The Visitor Centre
by Orrin Shane and Mine Küçük
Figure 20: The new Visitor Centre(left) forms part of the dig house.
Substantial progress was made this year on all of the efforts for the long term plan for public interpretation for the Çatalhöyük Project. Construction of the Çatalhöyük Visitor Centre building was completed July 20, 1998, funded by KoçBank, with the foundation laid by Visa. Internally, the new building has 100 m2 of display space, 30 running meters of display walls, a lobby, office and sales area and toilets. The Visitor Centre is designed to orient visitors to the Çatalhöyük site and to help them learn about the Çatalhöyük Project and its findings. Full size mural reproductions, a large model of a "shrine" building, exhibits of objects in secure display niches, and interpretive panels are now being designed and produced in Turkey by Ida Ajans, Ankara. A video and an interactive CD-ROM produced by the HfG-Karlsruhe in Germany will also be included in the displays. All of these components will be completed and installed in 1998/99, and the facility will open to the public in the summer of 1999. The Centre can hold up to 100 visitors and will comfortably accommodate tour bus groups visiting the site.
Figure 21: Adding the final touched to the mural reproductions inside the Visitor Centre.
On-site interpretation continued with the development of a prototype outdoor interpretive panel. Design criteria required a panel that could be easily read by visitors yet be visually unobtrusive across the surface of the site.
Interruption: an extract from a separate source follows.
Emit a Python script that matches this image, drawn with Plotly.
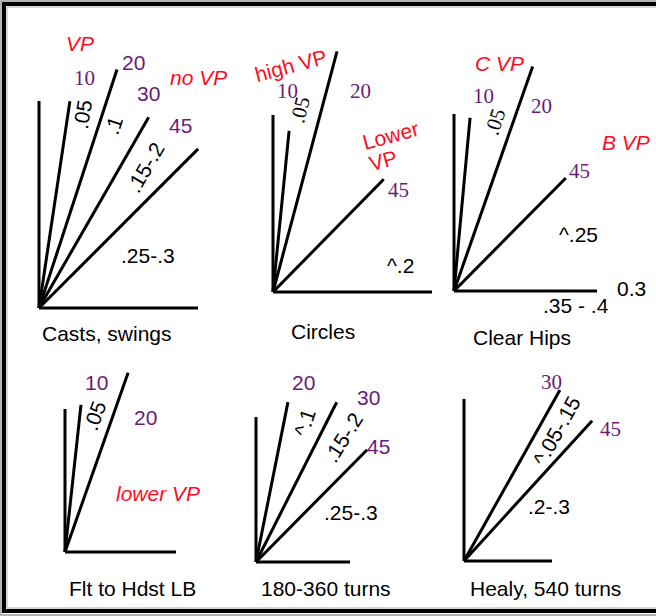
import math
import plotly.graph_objects as go

# ---------------- data ----------------
panel_titles = ["Casts, swings", "Circles", "Clear Hips",
                "Flt to Hdst LB", "180-360 turns", "Healy, 540 turns"]
# drawn ray angles (degrees from vertical) per panel
ray_angles = [
    [8.5, 18.1, 29.9, 45.0],
    [5.7, 14.9, 44.5],
    [5.3, 19.3, 44.7],
    [6.2, 19.4],
    [11.3, 26.8, 44.7],
    [29.3, 42.4],
]
# nominal angle labels per panel
ray_labels = [
    ["10", "20", "30", "45"],
    ["10", "20", "45"],
    ["10", "20", "45"],
    ["10", "20"],
    ["20", "30", "45"],
    ["30", "45"],
]
# values between rays
sector_values = [
    [".05", ".1", ".15-.2", ".25-.3"],
    [".05", "^.2"],
    [".05", "^.25", ".35 - .4", "0.3"],
    [".05"],
    ["^.1", ".15-.2", ".25-.3"],
    ["^.05-.15", ".2-.3"],
]
vp_notes = [
    ["VP", "no VP"],
    ["high VP", "Lower", "VP"],
    ["C VP", "B VP"],
    ["lower VP"],
    [],
    [],
]

# ---------------- layout (geometry & style) ----------------
origins = [(39, 308), (273, 292), (454, 291), (65, 552), (256, 562), (464, 561)]
vert_len = [207, 177, 177, 143, 145, 162]
base_len = [159, 159, 143, 111, 94, 88]
ray_len = [
    [209, 251, 220, 225],
    [162, 249, 158],
    [174, 238, 159],
    [148, 190],
    [163, 179, 158],
    [196, 190],
]
title_pos = [(107, 333), (323, 331), (522, 337), (132, 588), (326, 588), (545, 588)]

SANS = "Liberation Sans, Arial, sans-serif"
SERIF = "Liberation Serif, Times New Roman, serif"
PURPLE = "#6B1A78"
RED = "#FF0A1E"
FS = 21

# label placement: (x, y, angle, family)
ray_label_pos = [
    [(84, 78, 0, SERIF), (133, 62, 0, SANS), (148, 93, 0, SANS), (180, 125, 0, SANS)],
    [(287, 91, 0, SERIF), (360, 91, 0, SERIF), (398, 190, 0, SERIF)],
    [(483, 96, 0, SERIF), (541, 106, 0, SERIF), (579, 171, 0, SERIF)],
    [(96, 382, 0, SANS), (145, 417, 0, SANS)],
    [(303, 382, 0, SANS), (368, 397, 0, SANS), (378, 446, 0, SANS)],
    [(551, 382, 0, SERIF), (610, 429, 0, SERIF)],
]
sector_pos = [
    [(82, 115, -81, SANS), (113, 125, -72, SANS), (145, 167, -60, SANS), (148, 255, 0, SANS)],
    [(300, 110, -76, SERIF), (400, 265, 0, SANS)],
    [(495, 122, -72, SERIF), (578, 234, 0, SANS), (576, 305, 0, SANS), (631, 288, 0, SANS)],
    [(94, 416, -70, SANS)],
    [(304, 423, -72, SANS), (343, 437, -58, SANS), (351, 512, 0, SANS)],
    [(556, 431, -61, SANS), (549, 506, 0, SANS)],
]
# (x, y, angle, italic)
vp_pos = [
    [(80, 43, 0, True), (198, 77, 0, True)],
    [(291, 65, -15, False), (390, 135, -15, False), (383, 160, -15, False)],
    [(499, 63, 0, True), (626, 142, 0, True)],
    [(158, 493, 0, True)],
    [],
    [],
]

fig = go.Figure()
annotations = []

for p in range(len(panel_titles)):
    ox, oy = origins[p]
    xs = [ox, ox, None, ox, ox + base_len[p], None]
    ys = [oy, oy - vert_len[p], None, oy, oy, None]
    for ang, ln in zip(ray_angles[p], ray_len[p]):
        a = math.radians(ang)
        xs += [ox, ox + ln * math.sin(a), None]
        ys += [oy, oy - ln * math.cos(a), None]
    fig.add_trace(go.Scatter(x=xs, y=ys, mode="lines",
                             line=dict(color="black", width=3),
                             hoverinfo="skip", showlegend=False))

    tx, ty = title_pos[p]
    annotations.append(dict(x=tx, y=ty, text=panel_titles[p], showarrow=False,
                            font=dict(family=SANS, size=FS, color="black")))
    for lab, (x, y, ang, fam) in zip(ray_labels[p], ray_label_pos[p]):
        annotations.append(dict(x=x, y=y, text=lab, showarrow=False, textangle=ang,
                                font=dict(family=fam, size=FS, color=PURPLE)))
    for lab, (x, y, ang, fam) in zip(sector_values[p], sector_pos[p]):
        annotations.append(dict(x=x, y=y, text=lab, showarrow=False, textangle=ang,
                                font=dict(family=fam, size=FS, color="black")))
    for lab, (x, y, ang, ital) in zip(vp_notes[p], vp_pos[p]):
        annotations.append(dict(x=x, y=y, text=(f"<i>{lab}</i>" if ital else lab),
                                showarrow=False, textangle=ang,
                                font=dict(family=SANS, size=FS, color=RED)))

# frame open on the right (the picture is cropped there)
shapes = [
    dict(type="path", xref="x", yref="y", path="M 700 1 L 1 1 L 1 615 L 700 615",
         line=dict(color="#9a9a9a", width=1.5)),
    dict(type="path", xref="x", yref="y", path="M 700 4 L 4 4 L 4 611 L 700 611",
         line=dict(color="black", width=4)),
    dict(type="path", xref="x", yref="y", path="M 700 7 L 7 7 L 7 608 L 700 608",
         line=dict(color="#b0b0b0", width=1)),
]

fig.update_layout(
    width=656, height=616,
    margin=dict(l=0, r=0, t=0, b=0),
    paper_bgcolor="white", plot_bgcolor="white",
    xaxis=dict(range=[0, 656], visible=False, fixedrange=True),
    yaxis=dict(range=[616, 0], visible=False, fixedrange=True),
    annotations=annotations,
    shapes=shapes,
)

fig.write_html("out.html", config={"displayModeBar": False},
               post_script="document.body.style.margin='0';document.body.style.overflow='hidden';")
It had to be heavy enough to be stable, yet transportable, and rest on the surface, in no way disturbing sub-surface archaeological deposits in the mound. The new design will be tested with visitors in 1999 as part of the public interpretation of Building 5, a well preserved domestic structure excavated in 1998. Building 5 will be covered by a protective shelter and left open for visitors to study and enjoy.